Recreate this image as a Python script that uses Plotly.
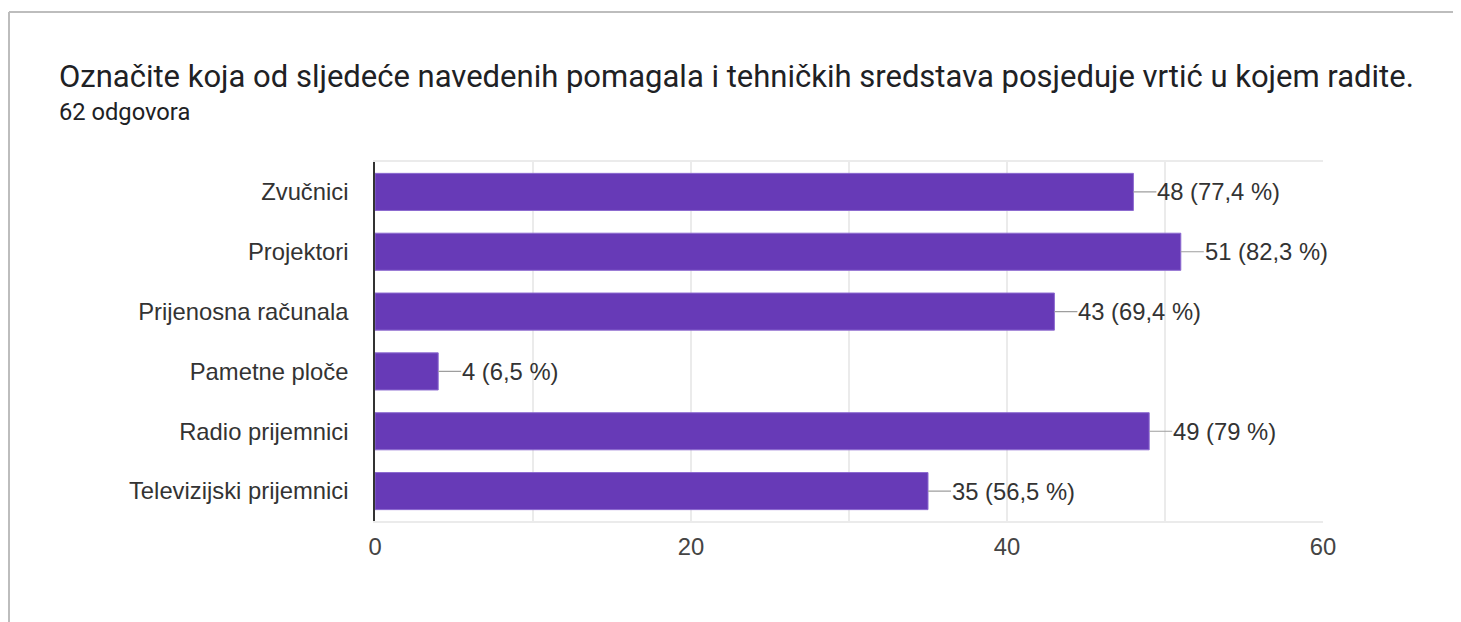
import plotly.graph_objects as go

categories = ["Zvučnici", "Projektori", "Prijenosna računala", "Pametne ploče",
              "Radio prijemnici", "Televizijski prijemnici"]
counts = [48, 51, 43, 4, 49, 35]
percents = ["77,4", "82,3", "69,4", "6,5", "79", "56,5"]
tick_vals = [0, 20, 40, 60]

# page body adds an 8px offset, so figure coordinates are shifted by 8
OFF = 8
W, H = 1461 - OFF, 622 - OFF
L, R, T, B = 375 - OFF, 138, 162 - OFF, 101

LABEL_FONT = "Arial, Liberation Sans"
LS = 23.8

fig = go.Figure()
fig.add_trace(go.Bar(
    x=counts, y=categories, orientation="h",
    marker=dict(color="#673ab7", line=dict(color="#8c6ad0", width=1)),
    hoverinfo="skip",
))

for c, v, p in zip(categories, counts, percents):
    fig.add_annotation(
        x=v, y=c, xref="x", yref="y",
        text=f"{v} ({p} %)", showarrow=True, arrowhead=0,
        arrowcolor="#9e9e9e", arrowwidth=1.2, ax=23, ay=0,
        xanchor="left", font=dict(family=LABEL_FONT, size=LS, color="#333333"),
        borderpad=0, standoff=0,
    )

def px_x(px):
    return (px - OFF - L) / (W - L - R)

def px_y(py):
    return 1 - (py - OFF - T) / (H - T - B)

# outer card frame
fig.add_shape(type="line", xref="paper", yref="paper",
              x0=px_x(9), x1=px_x(1470), y0=px_y(12), y1=px_y(12),
              line=dict(color="#bdbdbd", width=2))
fig.add_shape(type="line", xref="paper", yref="paper",
              x0=px_x(9), x1=px_x(9), y0=px_y(12), y1=px_y(640),
              line=dict(color="#bdbdbd", width=2))

fig.add_annotation(xref="paper", yref="paper", x=px_x(57), y=px_y(76),
                   xanchor="left", yanchor="middle", showarrow=False,
                   text="Označite koja od sljedeće navedenih pomagala i tehničkih sredstava posjeduje vrtić u kojem radite.",
                   font=dict(family="Roboto", size=31, color="#202124"))
fig.add_annotation(xref="paper", yref="paper", x=px_x(57), y=px_y(112),
                   xanchor="left", yanchor="middle", showarrow=False,
                   text="62 odgovora",
                   font=dict(family="Roboto", size=23.7, color="#202124"))

fig.update_layout(
    width=W, height=H,
    margin=dict(l=L, r=R, t=T, b=B),
    paper_bgcolor="white", plot_bgcolor="white",
    showlegend=False, bargap=0.38,
    font=dict(family=LABEL_FONT, size=LS, color="#444444"),
    xaxis=dict(range=[0, 60], tickvals=tick_vals, showgrid=True, gridcolor="#ebebeb",
               gridwidth=1.5,
               minor=dict(dtick=10, showgrid=True, gridcolor="#ebebeb", gridwidth=1.5),
               showline=True, linecolor="#ebebeb", linewidth=1.5, mirror=True,
               zeroline=False, ticks="", ticklabelstandoff=4,
               tickfont=dict(family=LABEL_FONT, size=LS, color="#444444"), fixedrange=True),
    yaxis=dict(autorange="reversed", showline=True, linecolor="#333333", linewidth=1.5,
               ticks="", ticklabelstandoff=20, showgrid=False,
               tickfont=dict(family=LABEL_FONT, size=LS, color="#333333"), fixedrange=True),
)

fig.write_html("out.html")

**Instructions to follow**
Copy out all of the material exactly as written, without its pictures.

**Exercise response**
Recreate this image as a Python script that uses Plotly.
import plotly.graph_objects as go

categories = ["Zvučnici", "Projektori", "Prijenosna računala", "Pametne ploče",
              "Radio prijemnici", "Televizijski prijemnici"]
counts = [48, 51, 43, 4, 49, 35]
percents = ["77,4", "82,3", "69,4", "6,5", "79", "56,5"]
tick_vals = [0, 20, 40, 60]

# page body adds an 8px offset, so figure coordinates are shifted by 8
OFF = 8
W, H = 1461 - OFF, 622 - OFF
L, R, T, B = 375 - OFF, 138, 162 - OFF, 101

LABEL_FONT = "Arial, Liberation Sans"
LS = 23.8

fig = go.Figure()
fig.add_trace(go.Bar(
    x=counts, y=categories, orientation="h",
    marker=dict(color="#673ab7", line=dict(color="#8c6ad0", width=1)),
    hoverinfo="skip",
))

for c, v, p in zip(categories, counts, percents):
    fig.add_annotation(
        x=v, y=c, xref="x", yref="y",
        text=f"{v} ({p} %)", showarrow=True, arrowhead=0,
        arrowcolor="#9e9e9e", arrowwidth=1.2, ax=23, ay=0,
        xanchor="left", font=dict(family=LABEL_FONT, size=LS, color="#333333"),
        borderpad=0, standoff=0,
    )

def px_x(px):
    return (px - OFF - L) / (W - L - R)

def px_y(py):
    return 1 - (py - OFF - T) / (H - T - B)

# outer card frame
fig.add_shape(type="line", xref="paper", yref="paper",
              x0=px_x(9), x1=px_x(1470), y0=px_y(12), y1=px_y(12),
              line=dict(color="#bdbdbd", width=2))
fig.add_shape(type="line", xref="paper", yref="paper",
              x0=px_x(9), x1=px_x(9), y0=px_y(12), y1=px_y(640),
              line=dict(color="#bdbdbd", width=2))

fig.add_annotation(xref="paper", yref="paper", x=px_x(57), y=px_y(76),
                   xanchor="left", yanchor="middle", showarrow=False,
                   text="Označite koja od sljedeće navedenih pomagala i tehničkih sredstava posjeduje vrtić u kojem radite.",
                   font=dict(family="Roboto", size=31, color="#202124"))
fig.add_annotation(xref="paper", yref="paper", x=px_x(57), y=px_y(112),
                   xanchor="left", yanchor="middle", showarrow=False,
                   text="62 odgovora",
                   font=dict(family="Roboto", size=23.7, color="#202124"))

fig.update_layout(
    width=W, height=H,
    margin=dict(l=L, r=R, t=T, b=B),
    paper_bgcolor="white", plot_bgcolor="white",
    showlegend=False, bargap=0.38,
    font=dict(family=LABEL_FONT, size=LS, color="#444444"),
    xaxis=dict(range=[0, 60], tickvals=tick_vals, showgrid=True, gridcolor="#ebebeb",
               gridwidth=1.5,
               minor=dict(dtick=10, showgrid=True, gridcolor="#ebebeb", gridwidth=1.5),
               showline=True, linecolor="#ebebeb", linewidth=1.5, mirror=True,
               zeroline=False, ticks="", ticklabelstandoff=4,
               tickfont=dict(family=LABEL_FONT, size=LS, color="#444444"), fixedrange=True),
    yaxis=dict(autorange="reversed", showline=True, linecolor="#333333", linewidth=1.5,
               ticks="", ticklabelstandoff=20, showgrid=False,
               tickfont=dict(family=LABEL_FONT, size=LS, color="#333333"), fixedrange=True),
)

fig.write_html("out.html")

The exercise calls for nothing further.